§ **GIVEN TASK**
Extract only the lines running from the top of the entries to the line that holds "const unit = 'liter/mil';". Include that line and omit the pictures.
+ + + + +
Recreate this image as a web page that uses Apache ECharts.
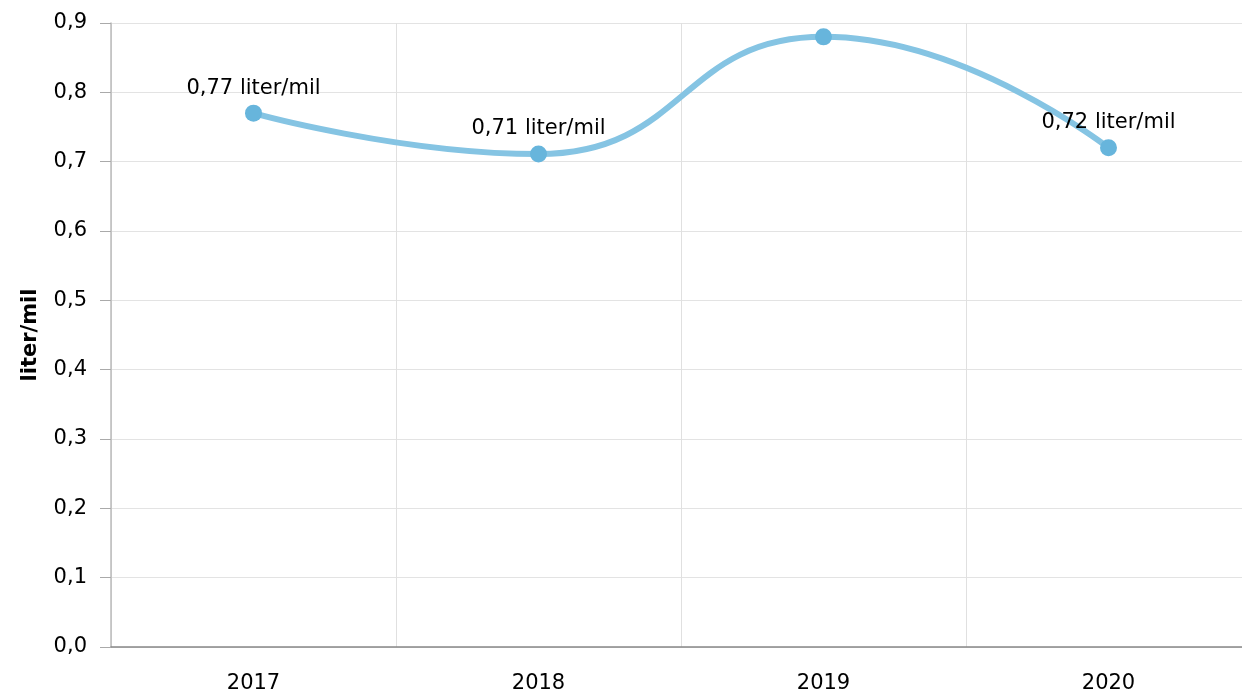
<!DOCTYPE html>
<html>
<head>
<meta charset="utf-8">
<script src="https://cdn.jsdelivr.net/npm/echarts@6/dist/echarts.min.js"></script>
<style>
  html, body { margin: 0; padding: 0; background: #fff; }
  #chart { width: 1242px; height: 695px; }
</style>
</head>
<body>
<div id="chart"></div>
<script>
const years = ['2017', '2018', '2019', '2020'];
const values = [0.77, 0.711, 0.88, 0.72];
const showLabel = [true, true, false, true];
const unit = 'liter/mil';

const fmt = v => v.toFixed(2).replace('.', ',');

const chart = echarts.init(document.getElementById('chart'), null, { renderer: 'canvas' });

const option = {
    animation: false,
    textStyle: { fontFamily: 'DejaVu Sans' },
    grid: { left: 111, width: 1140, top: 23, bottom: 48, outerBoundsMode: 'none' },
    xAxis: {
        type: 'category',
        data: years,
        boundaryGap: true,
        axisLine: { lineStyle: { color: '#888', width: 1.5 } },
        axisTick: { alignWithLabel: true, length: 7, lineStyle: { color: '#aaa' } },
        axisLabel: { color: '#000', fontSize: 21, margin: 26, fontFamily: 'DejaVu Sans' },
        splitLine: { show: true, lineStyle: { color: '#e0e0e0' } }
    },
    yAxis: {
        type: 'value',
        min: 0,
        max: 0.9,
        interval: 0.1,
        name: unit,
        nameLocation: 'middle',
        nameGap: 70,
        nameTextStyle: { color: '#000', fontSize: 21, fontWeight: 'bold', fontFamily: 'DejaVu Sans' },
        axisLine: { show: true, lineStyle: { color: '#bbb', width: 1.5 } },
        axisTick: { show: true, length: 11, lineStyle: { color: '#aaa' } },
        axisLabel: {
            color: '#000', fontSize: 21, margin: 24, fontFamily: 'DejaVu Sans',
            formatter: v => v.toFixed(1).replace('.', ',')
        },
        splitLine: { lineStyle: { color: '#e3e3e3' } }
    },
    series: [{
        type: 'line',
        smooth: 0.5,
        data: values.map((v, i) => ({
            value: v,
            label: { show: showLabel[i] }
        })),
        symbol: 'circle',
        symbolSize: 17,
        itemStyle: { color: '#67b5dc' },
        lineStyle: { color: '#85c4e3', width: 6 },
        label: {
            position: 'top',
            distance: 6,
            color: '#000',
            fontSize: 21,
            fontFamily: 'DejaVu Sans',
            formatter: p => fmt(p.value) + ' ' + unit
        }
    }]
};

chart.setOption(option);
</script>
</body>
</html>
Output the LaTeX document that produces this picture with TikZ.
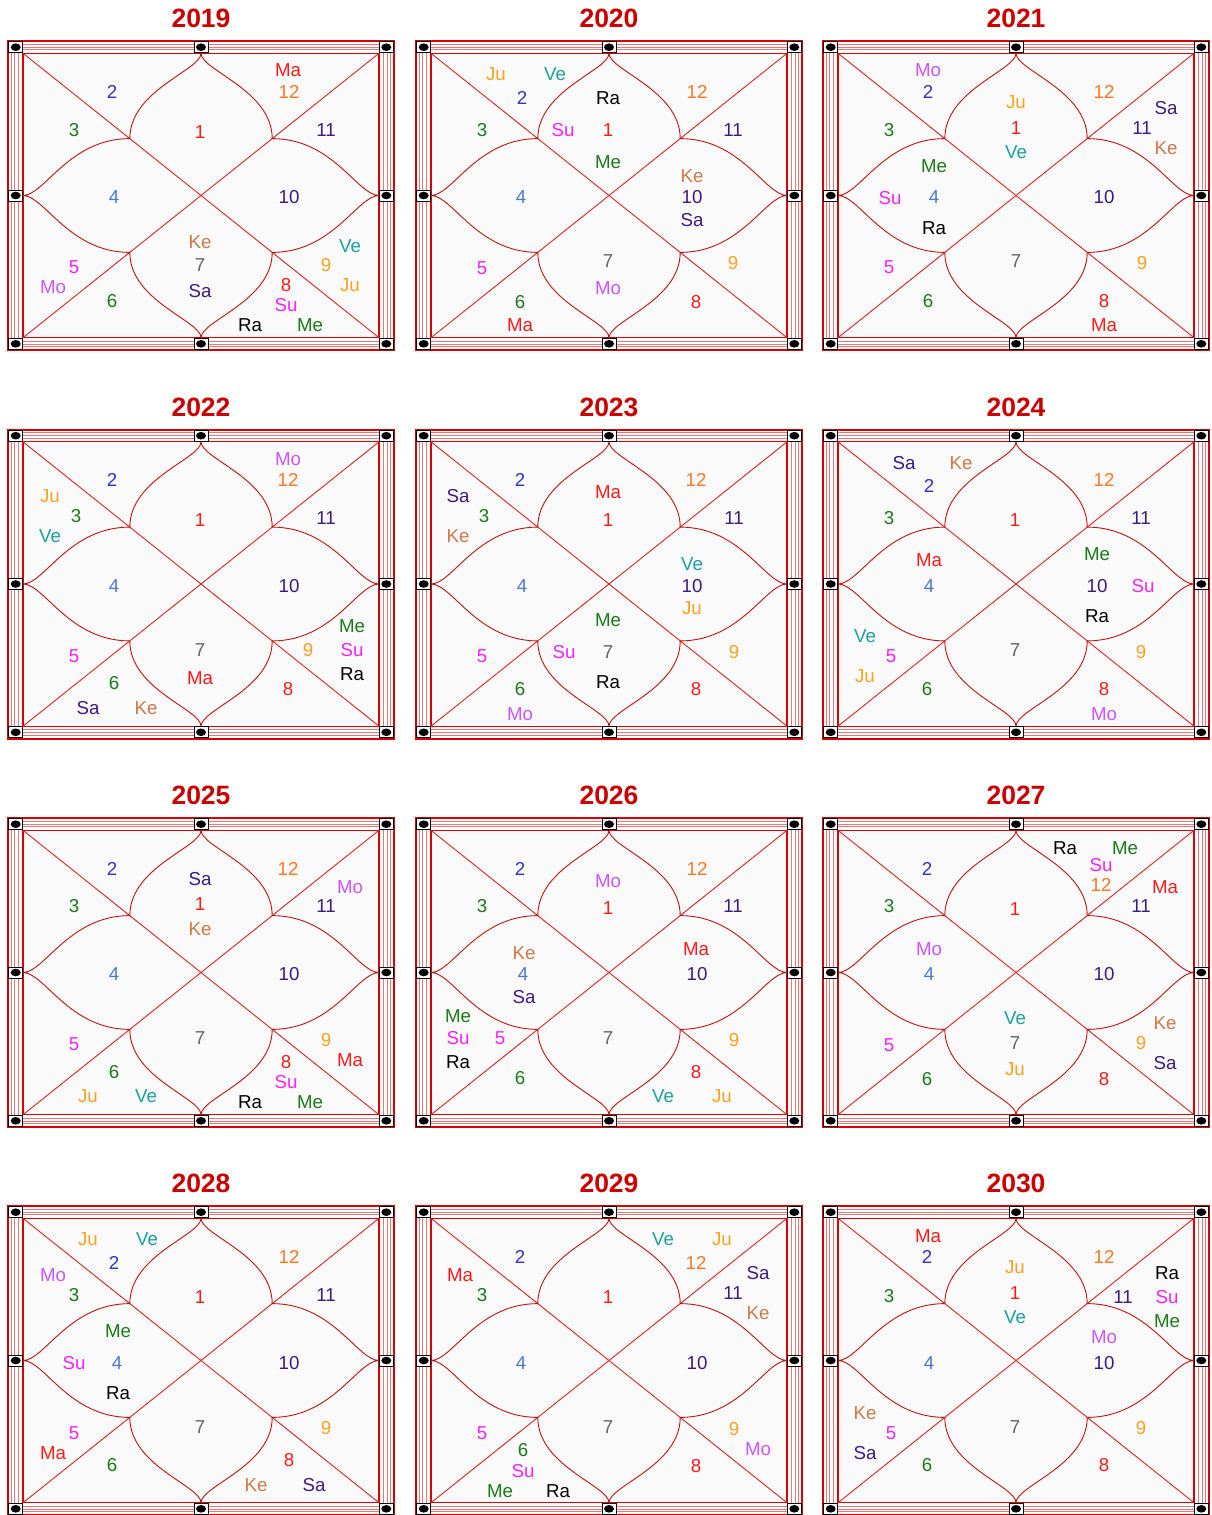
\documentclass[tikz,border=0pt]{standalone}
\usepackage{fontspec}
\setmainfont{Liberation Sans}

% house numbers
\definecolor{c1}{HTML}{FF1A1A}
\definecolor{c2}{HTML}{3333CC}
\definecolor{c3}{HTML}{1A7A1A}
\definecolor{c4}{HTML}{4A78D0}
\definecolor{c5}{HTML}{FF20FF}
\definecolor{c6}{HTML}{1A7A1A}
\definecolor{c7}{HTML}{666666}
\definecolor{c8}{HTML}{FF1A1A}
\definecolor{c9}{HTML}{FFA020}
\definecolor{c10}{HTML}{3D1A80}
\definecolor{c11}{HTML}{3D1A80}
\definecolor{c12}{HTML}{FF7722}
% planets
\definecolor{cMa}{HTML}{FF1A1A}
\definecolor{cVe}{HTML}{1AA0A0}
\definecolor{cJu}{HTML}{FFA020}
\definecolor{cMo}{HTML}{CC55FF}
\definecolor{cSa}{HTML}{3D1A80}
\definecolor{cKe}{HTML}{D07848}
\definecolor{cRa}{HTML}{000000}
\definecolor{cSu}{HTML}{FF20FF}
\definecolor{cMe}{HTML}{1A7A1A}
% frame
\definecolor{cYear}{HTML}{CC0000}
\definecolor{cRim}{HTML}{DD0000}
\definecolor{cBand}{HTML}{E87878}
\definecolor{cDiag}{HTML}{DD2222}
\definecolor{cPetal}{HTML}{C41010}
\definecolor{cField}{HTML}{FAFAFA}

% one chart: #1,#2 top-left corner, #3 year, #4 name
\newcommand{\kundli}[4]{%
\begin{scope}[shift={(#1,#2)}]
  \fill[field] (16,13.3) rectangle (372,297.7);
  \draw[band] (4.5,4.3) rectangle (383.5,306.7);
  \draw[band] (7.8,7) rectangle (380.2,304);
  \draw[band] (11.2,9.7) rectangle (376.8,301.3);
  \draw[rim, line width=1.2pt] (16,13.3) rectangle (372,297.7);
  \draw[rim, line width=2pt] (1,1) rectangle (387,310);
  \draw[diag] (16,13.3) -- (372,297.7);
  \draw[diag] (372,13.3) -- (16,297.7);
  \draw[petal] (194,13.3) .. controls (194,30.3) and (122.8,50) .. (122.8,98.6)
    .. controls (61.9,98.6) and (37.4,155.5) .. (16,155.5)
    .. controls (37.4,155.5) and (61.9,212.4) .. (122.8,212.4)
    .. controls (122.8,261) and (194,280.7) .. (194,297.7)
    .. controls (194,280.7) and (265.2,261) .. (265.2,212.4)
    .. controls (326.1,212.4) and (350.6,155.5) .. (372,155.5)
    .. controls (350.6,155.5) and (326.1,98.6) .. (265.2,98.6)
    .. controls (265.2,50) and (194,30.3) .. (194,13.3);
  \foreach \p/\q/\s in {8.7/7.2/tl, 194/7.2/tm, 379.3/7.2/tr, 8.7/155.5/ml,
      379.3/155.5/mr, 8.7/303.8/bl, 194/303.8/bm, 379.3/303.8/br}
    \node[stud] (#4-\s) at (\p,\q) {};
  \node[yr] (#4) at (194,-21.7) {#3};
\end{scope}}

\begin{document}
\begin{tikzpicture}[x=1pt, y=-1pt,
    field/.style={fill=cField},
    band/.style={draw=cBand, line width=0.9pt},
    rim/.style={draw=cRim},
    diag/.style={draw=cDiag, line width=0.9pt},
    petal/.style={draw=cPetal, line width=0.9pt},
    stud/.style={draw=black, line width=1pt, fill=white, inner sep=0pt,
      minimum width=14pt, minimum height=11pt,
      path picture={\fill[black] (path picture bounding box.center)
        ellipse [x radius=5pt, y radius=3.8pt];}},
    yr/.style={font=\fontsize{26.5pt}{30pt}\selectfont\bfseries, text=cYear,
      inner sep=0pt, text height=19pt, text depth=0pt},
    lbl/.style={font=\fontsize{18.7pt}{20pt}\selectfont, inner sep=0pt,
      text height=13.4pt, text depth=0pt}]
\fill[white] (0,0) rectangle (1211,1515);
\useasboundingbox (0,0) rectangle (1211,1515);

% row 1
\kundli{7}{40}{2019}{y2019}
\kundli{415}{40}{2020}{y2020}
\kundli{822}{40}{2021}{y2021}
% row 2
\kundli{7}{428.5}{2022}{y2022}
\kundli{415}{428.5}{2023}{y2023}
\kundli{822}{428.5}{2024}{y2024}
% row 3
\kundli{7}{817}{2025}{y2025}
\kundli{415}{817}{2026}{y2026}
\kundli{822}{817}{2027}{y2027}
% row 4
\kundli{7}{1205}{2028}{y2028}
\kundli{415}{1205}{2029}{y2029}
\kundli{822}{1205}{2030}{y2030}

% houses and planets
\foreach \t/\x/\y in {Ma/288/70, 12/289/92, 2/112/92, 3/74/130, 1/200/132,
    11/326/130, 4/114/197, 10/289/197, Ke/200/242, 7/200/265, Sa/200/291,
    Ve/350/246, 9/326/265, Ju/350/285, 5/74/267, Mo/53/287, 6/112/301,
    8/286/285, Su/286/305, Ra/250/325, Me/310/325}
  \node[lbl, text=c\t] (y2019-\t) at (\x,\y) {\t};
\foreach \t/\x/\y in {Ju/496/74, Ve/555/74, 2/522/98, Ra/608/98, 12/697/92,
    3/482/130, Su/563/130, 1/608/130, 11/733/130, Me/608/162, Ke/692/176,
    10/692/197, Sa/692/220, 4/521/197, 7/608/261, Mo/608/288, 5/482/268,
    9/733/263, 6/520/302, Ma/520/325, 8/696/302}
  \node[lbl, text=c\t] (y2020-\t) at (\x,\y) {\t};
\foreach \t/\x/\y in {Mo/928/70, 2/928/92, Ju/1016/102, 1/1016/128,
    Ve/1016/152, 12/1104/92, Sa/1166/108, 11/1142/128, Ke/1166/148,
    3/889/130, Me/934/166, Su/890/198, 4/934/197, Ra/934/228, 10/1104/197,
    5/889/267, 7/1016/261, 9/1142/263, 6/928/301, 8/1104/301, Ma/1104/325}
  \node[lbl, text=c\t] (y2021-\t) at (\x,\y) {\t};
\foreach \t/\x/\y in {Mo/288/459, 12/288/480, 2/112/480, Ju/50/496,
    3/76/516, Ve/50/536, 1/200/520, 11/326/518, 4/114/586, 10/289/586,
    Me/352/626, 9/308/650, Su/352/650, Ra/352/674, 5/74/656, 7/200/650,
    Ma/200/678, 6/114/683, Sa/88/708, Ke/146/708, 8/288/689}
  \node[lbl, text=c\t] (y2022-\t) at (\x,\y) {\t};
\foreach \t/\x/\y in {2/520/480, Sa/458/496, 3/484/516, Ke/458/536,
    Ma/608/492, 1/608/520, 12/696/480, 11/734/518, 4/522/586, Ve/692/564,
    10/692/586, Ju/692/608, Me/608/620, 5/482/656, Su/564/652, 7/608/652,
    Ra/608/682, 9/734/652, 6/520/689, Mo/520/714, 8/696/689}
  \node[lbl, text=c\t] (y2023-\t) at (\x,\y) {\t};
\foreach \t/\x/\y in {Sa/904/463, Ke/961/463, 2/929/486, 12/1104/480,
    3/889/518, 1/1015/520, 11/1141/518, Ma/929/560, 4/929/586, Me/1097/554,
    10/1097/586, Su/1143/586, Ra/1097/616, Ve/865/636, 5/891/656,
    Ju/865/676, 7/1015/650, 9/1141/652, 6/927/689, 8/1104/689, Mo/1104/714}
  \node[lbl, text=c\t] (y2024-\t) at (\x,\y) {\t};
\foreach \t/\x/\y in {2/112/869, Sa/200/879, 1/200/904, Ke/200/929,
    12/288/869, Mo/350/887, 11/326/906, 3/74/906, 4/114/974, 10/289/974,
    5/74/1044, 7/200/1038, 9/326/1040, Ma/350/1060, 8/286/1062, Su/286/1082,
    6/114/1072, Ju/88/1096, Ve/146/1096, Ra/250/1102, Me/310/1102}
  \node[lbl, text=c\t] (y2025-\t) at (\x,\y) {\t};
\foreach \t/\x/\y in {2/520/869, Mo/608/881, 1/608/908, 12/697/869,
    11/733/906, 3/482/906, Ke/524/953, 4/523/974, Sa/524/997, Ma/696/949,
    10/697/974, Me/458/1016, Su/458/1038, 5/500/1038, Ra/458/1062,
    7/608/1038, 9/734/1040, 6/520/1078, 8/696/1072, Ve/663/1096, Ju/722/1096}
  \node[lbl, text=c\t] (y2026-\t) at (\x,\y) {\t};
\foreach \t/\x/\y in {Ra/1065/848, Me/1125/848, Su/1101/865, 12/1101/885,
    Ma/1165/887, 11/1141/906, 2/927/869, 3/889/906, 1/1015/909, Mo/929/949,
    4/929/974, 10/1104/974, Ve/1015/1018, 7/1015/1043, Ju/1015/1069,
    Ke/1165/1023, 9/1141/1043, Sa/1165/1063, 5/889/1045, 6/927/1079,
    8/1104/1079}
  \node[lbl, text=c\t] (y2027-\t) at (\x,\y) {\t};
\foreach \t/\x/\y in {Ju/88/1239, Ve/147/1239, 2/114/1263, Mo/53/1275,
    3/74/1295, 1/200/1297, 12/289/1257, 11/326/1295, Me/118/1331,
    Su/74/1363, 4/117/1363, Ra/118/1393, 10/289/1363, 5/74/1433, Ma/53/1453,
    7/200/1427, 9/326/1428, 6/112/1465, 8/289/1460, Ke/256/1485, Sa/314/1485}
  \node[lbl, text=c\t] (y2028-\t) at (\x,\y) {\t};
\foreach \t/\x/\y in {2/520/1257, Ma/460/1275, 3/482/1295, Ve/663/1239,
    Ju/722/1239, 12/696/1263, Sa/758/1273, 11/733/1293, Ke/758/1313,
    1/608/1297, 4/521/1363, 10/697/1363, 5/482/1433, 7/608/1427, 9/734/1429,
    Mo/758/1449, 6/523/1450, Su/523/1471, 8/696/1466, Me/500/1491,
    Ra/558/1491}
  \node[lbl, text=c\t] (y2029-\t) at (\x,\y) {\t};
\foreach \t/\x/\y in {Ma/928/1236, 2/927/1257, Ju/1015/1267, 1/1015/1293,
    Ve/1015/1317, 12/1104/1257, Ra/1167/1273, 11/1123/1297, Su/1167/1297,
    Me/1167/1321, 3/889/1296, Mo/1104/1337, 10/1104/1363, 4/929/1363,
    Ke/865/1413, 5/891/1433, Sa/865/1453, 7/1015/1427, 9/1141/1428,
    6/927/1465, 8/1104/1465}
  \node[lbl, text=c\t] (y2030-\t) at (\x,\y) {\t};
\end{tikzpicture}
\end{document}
+ + + + +
§ **THE OUTPUT**
Recreate this image as a web page that uses Apache ECharts.
<!DOCTYPE html>
<html>
<head>
<meta charset="utf-8">
<script src="https://cdn.jsdelivr.net/npm/echarts@6/dist/echarts.min.js"></script>
<style>
  html, body { margin: 0; padding: 0; background: #fff; }
  #chart { width: 1242px; height: 695px; }
</style>
</head>
<body>
<div id="chart"></div>
<script>
const years = ['2017', '2018', '2019', '2020'];
const values = [0.77, 0.711, 0.88, 0.72];
const showLabel = [true, true, false, true];
const unit = 'liter/mil';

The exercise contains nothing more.